The County has failed to create a vision and clear strategy for the whole of Cambridgeshire and some more rural areas feel left behind. The new HQ at Alconbury and schemes to reduce costs by localising services, may prove risky and expensive in a post-COVID world. Labour will reset priorities, building constructive relationships with district councils, the Greater Cambridge Partnership, and the Combined Authority Mayor.

Labour accepts that continuing change is inevitable to allow the council to deliver more for less, but we will ensure that this never compromises our ethical principles of fairness and public service. We depend on the hard work and exceptional flexibility of the dedicated council workforce. We will ensure that all staff get the Real Living Wage and press for council contractors to pay this too. Labour is determined to deliver for all residents while prioritising projects and policies that will make a real difference to those who need our help the most.

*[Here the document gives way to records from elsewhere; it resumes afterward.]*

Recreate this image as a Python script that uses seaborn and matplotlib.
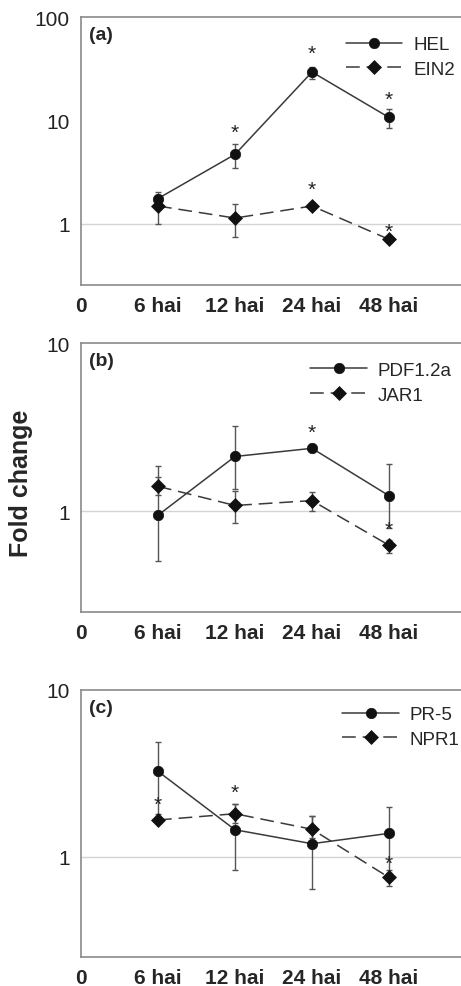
import numpy as np
import pandas as pd
import matplotlib
matplotlib.use("Agg")
import matplotlib.pyplot as plt
import seaborn as sns
from matplotlib.ticker import FixedLocator, FixedFormatter, NullLocator

# ---------------- data ----------------
x_labels = ["0", "6 hai", "12 hai", "24 hai", "48 hai"]
timepoints = ["6 hai", "12 hai", "24 hai", "48 hai"]

# panel (a)
a_genes = ["HEL", "EIN2"]
hel = [1.76, 4.7, 29.4, 10.7]
hel_lo = [1.58, 3.45, 25.0, 8.5]
hel_hi = [2.04, 5.98, 32.9, 12.8]
ein2 = [1.49, 1.14, 1.49, 0.71]
ein2_lo = [0.99, 0.74, 1.40, 0.67]
ein2_hi = [1.90, 1.55, 1.60, 0.75]
a_star_x = ["12 hai", "24 hai", "48 hai", "24 hai", "48 hai"]
a_star_y = [8.0, 47.0, 16.8, 2.28, 0.88]

# panel (b)
b_genes = ["PDF1.2a", "JAR1"]
pdf12a = [0.95, 2.12, 2.37, 1.24]
pdf12a_lo = [0.51, 1.35, 2.25, 0.80]
pdf12a_hi = [1.87, 3.23, 2.50, 1.92]
jar1 = [1.41, 1.085, 1.16, 0.63]
jar1_lo = [1.25, 0.85, 1.01, 0.57]
jar1_hi = [1.60, 1.32, 1.30, 0.68]
b_star_x = ["24 hai", "48 hai"]
b_star_y = [3.05, 0.81]

# panel (c)
c_genes = ["PR-5", "NPR1"]
pr5 = [3.25, 1.45, 1.196, 1.38]
pr5_lo = [1.80, 0.83, 0.64, 0.80]
pr5_hi = [4.89, 2.07, 1.75, 1.99]
npr1 = [1.66, 1.81, 1.46, 0.75]
npr1_lo = [1.60, 1.60, 1.30, 0.67]
npr1_hi = [1.72, 2.07, 1.75, 0.83]
c_star_x = ["6 hai", "12 hai", "48 hai"]
c_star_y = [2.12, 2.5, 0.94]

panel_labels = ["(a)", "(b)", "(c)"]
y_ticks = [[1, 10, 100], [1, 10], [1, 10]]
y_lims = [(0.257, 100), (0.253, 10), (0.25, 10)]

# ---------------- style ----------------
sns.set_style("white")
plt.rcParams["font.family"] = ["Liberation Sans", "DejaVu Sans"]

fig = plt.figure(figsize=(4.61, 9.87), dpi=100)
positions = [
    [81 / 461, 1 - 286 / 987, 380 / 461, (286 - 18) / 987],
    [81 / 461, 1 - 613 / 987, 380 / 461, (613 - 344) / 987],
    [81 / 461, 1 - 958 / 987, 380 / 461, (958 - 691) / 987],
]

xpos = {lab: i for i, lab in enumerate(x_labels)}
line_color = "#3a3a3a"
marker_color = "#111111"
err_color = "#555555"

panels = [
    (a_genes, [(hel, hel_lo, hel_hi), (ein2, ein2_lo, ein2_hi)], a_star_x, a_star_y),
    (b_genes, [(pdf12a, pdf12a_lo, pdf12a_hi), (jar1, jar1_lo, jar1_hi)], b_star_x, b_star_y),
    (c_genes, [(pr5, pr5_lo, pr5_hi), (npr1, npr1_lo, npr1_hi)], c_star_x, c_star_y),
]
legend_anchor = [(0.984, 0.929), (0.976, 0.930), (0.997, 0.940)]

for i, (genes, series, sx, sy) in enumerate(panels):
    ax = fig.add_axes(positions[i])
    rows = []
    for g, (v, lo, hi) in zip(genes, series):
        for t, val in zip(timepoints, v):
            rows.append({"x": xpos[t], "value": val, "gene": g})
    df = pd.DataFrame(rows)

    ax.axhline(1, color="#d4d4d4", lw=1.0, zorder=0)

    for g, (v, lo, hi) in zip(genes, series):
        xs = [xpos[t] for t in timepoints]
        yerr = [np.array(v) - np.array(lo), np.array(hi) - np.array(v)]
        ax.errorbar(xs, v, yerr=yerr, fmt="none", ecolor=err_color,
                    elinewidth=1.0, capsize=2.5, capthick=1.0, zorder=1)

    sns.lineplot(data=df, x="x", y="value", style="gene", ax=ax,
                 markers={genes[0]: "o", genes[1]: "D"},
                 dashes={genes[0]: "", genes[1]: (9, 4.5)},
                 color=line_color, lw=1.1, markersize=7.5,
                 markeredgecolor=marker_color, markerfacecolor=marker_color,
                 markeredgewidth=0.5, zorder=3)

    for xx, yy in zip(sx, sy):
        ax.text(xpos[xx], yy, "*", ha="center", va="center_baseline",
                fontsize=15, color="#222222", zorder=4)

    ax.set_yscale("log")
    ax.set_ylim(*y_lims[i])
    ax.set_xlim(0, 380 / 77)
    ax.yaxis.set_major_locator(FixedLocator(y_ticks[i]))
    ax.yaxis.set_major_formatter(FixedFormatter([str(t) for t in y_ticks[i]]))
    ax.yaxis.set_minor_locator(NullLocator())
    ax.set_xticks(range(len(x_labels)))
    ax.set_xticklabels(x_labels, fontweight="bold", fontsize=15)
    ax.tick_params(axis="y", labelsize=15, length=0, pad=8)
    ax.tick_params(axis="x", length=0, pad=8)
    for lab in ax.get_yticklabels():
        lab.set_color("#222222")
    ax.set_xlabel("")
    ax.set_ylabel("")
    for s in ["left", "bottom", "top"]:
        ax.spines[s].set_color("#8a8a8a")
        ax.spines[s].set_linewidth(1.2)
    ax.spines["right"].set_visible(False)

    ax.text(0.021, 0.935, panel_labels[i], transform=ax.transAxes,
            ha="left", va="center", fontsize=14, fontweight="bold")

    leg = ax.legend(loc="upper right", bbox_to_anchor=legend_anchor[i],
                    frameon=False, fontsize=13.5, handlelength=3.0,
                    labelspacing=0.4, handletextpad=0.6, borderpad=0,
                    borderaxespad=0, title=None)

fig.text(21 / 461, 1 - 483 / 987, "Fold change", rotation=90, ha="center",
         va="center", fontsize=18, fontweight="bold")

fig.savefig("out.png", dpi=100)
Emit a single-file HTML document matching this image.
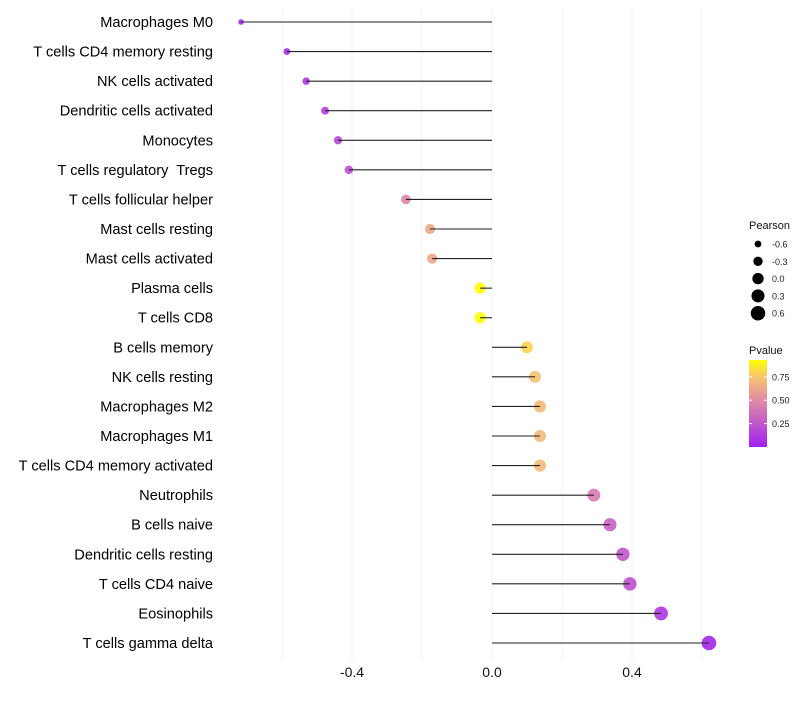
<!DOCTYPE html>
<html><head><meta charset="utf-8"><style>
body{margin:0;background:#fff;font-family:"Liberation Sans",sans-serif}
text{white-space:pre}
</style></head><body>
<svg id="c" width="800" height="700" xmlns="http://www.w3.org/2000/svg"></svg>
<script>
const categories=["Macrophages M0","T cells CD4 memory resting","NK cells activated","Dendritic cells activated","Monocytes","T cells regulatory  Tregs","T cells follicular helper","Mast cells resting","Mast cells activated","Plasma cells","T cells CD8","B cells memory","NK cells resting","Macrophages M2","Macrophages M1","T cells CD4 memory activated","Neutrophils","B cells naive","Dendritic cells resting","T cells CD4 naive","Eosinophils","T cells gamma delta"];
const pearson=[-0.717,-0.586,-0.531,-0.477,-0.44,-0.409,-0.246,-0.177,-0.171,-0.034,-0.034,0.1,0.123,0.137,0.137,0.137,0.291,0.337,0.374,0.394,0.483,0.62];
const pvalue=[0.03,0.06,0.1,0.14,0.18,0.22,0.47,0.62,0.62,0.93,0.93,0.8,0.74,0.7,0.7,0.7,0.42,0.3,0.25,0.22,0.1,0.03];
const xTicks=[-0.4,0,0.4];
const xTickLabels=["-0.4","0.0","0.4"];
const xMinor=[-0.6,-0.2,0.2,0.6];
const sizeLegend=[-0.6,-0.3,0.0,0.3,0.6];
const sizeLegendLabels=["-0.6","-0.3","0.0","0.3","0.6"];
const colorLegend=[0.25,0.5,0.75];
const colorLegendLabels=["0.25","0.50","0.75"];

const NS="http://www.w3.org/2000/svg";
const svg=document.getElementById('c');
function mk(t,a,p){const e=document.createElementNS(NS,t);for(const k in a)e.setAttribute(k,a[k]);(p||svg).appendChild(e);return e;}
const X=v=>492+v*350;
const Y=i=>22+i*(621/21);
const R=v=>Math.sqrt(Math.max(3,32+34*v));
const stops=[[0,[160,32,240]],[0.5,[224,140,165]],[0.75,[246,196,112]],[0.93,[255,255,0]]];
function col(p){for(let i=0;i<stops.length-1;i++){const a=stops[i],b=stops[i+1];if(p<=b[0]||i==stops.length-2){const t=Math.min(1,Math.max(0,(p-a[0])/(b[0]-a[0])));return 'rgb('+a[1].map((c,j)=>Math.round(c+(b[1][j]-c)*t)).join(',')+')';}}}
[...xMinor,...xTicks].forEach(v=>{const g=mk('line',{x1:X(v),x2:X(v),y1:8,y2:660,stroke:'#f0f0f0','stroke-width':1});

});
xTicks.forEach((v,i)=>{const t=mk('text',{x:X(v),y:677,'text-anchor':'middle','font-size':14,fill:'#111'});t.textContent=xTickLabels[i];

});
categories.forEach((c,i)=>{
const y=Y(i),x=X(pearson[i]);
const t=mk('text',{x:213,y:y+5,'text-anchor':'end','font-size':14.6,fill:'#000'});t.textContent=c;


const ci=mk('circle',{cx:x,cy:y,r:R(pearson[i]),fill:col(pvalue[i]),'fill-opacity':0.9});


const l=mk('line',{x1:X(0),x2:x,y1:y,y2:y,stroke:'#222','stroke-width':1.1});


});
let t=mk('text',{x:749,y:229,'font-size':11,fill:'#111'});t.textContent='Pearson';


sizeLegend.forEach((v,i)=>{const y=244+i*17.3;
const c=mk('circle',{cx:758,cy:y,r:R(v),fill:'#000'});


const tt=mk('text',{x:772,y:y+3.5,'font-size':9,fill:'#222'});tt.textContent=sizeLegendLabels[i];

});
t=mk('text',{x:749,y:354,'font-size':11,fill:'#111'});t.textContent='Pvalue';


const defs=mk('defs',{});const lg=mk('linearGradient',{id:'g',x1:0,y1:1,x2:0,y2:0},defs);
stops.forEach(s=>mk('stop',{offset:(s[0]/0.93),'stop-color':col(s[0])},lg));
const cb=mk('rect',{x:749,y:360,width:18,height:87,fill:'url(#g)'});


const CY=p=>447-p*(87/0.93);
colorLegend.forEach((v,i)=>{mk('line',{x1:749,x2:752,y1:CY(v),y2:CY(v),stroke:'#fff'});mk('line',{x1:764,x2:767,y1:CY(v),y2:CY(v),stroke:'#fff'});
const tt=mk('text',{x:772,y:CY(v)+3.5,'font-size':9,fill:'#222'});tt.textContent=colorLegendLabels[i];

});
</script>
</body></html>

A Labour County Council will:

  • Provide affordable homes for sale and rent by re-focusing the county owned ‘This Land’ as a genuine local housing provider.
  • invest when opportunities arise to diversify on County Council assets such as the county farms estate, without compromising our commitment to sustainability and net zero carbon goals.
  • Press for Fair Funding and restoring Revenue Support Grants.
  • Work with partners to sustain local communities, especially through affordable housing provision and bus/cycle networks.
  • Create new County apprenticeships to mitigate the impact of COVID and create new job opportunities for young people.
  • Pay all employees of the County Council the Real Living Wage and reform the County’s agency policy to include this requirement in contracts.
  • Adjust the priorities of the County Council’s transformation programme to encompass social value and building internal capacity, rather than contracting out or privatisation.
  • Conduct a social audit of all council spending, directing scarce resources to services for low income and struggling groups.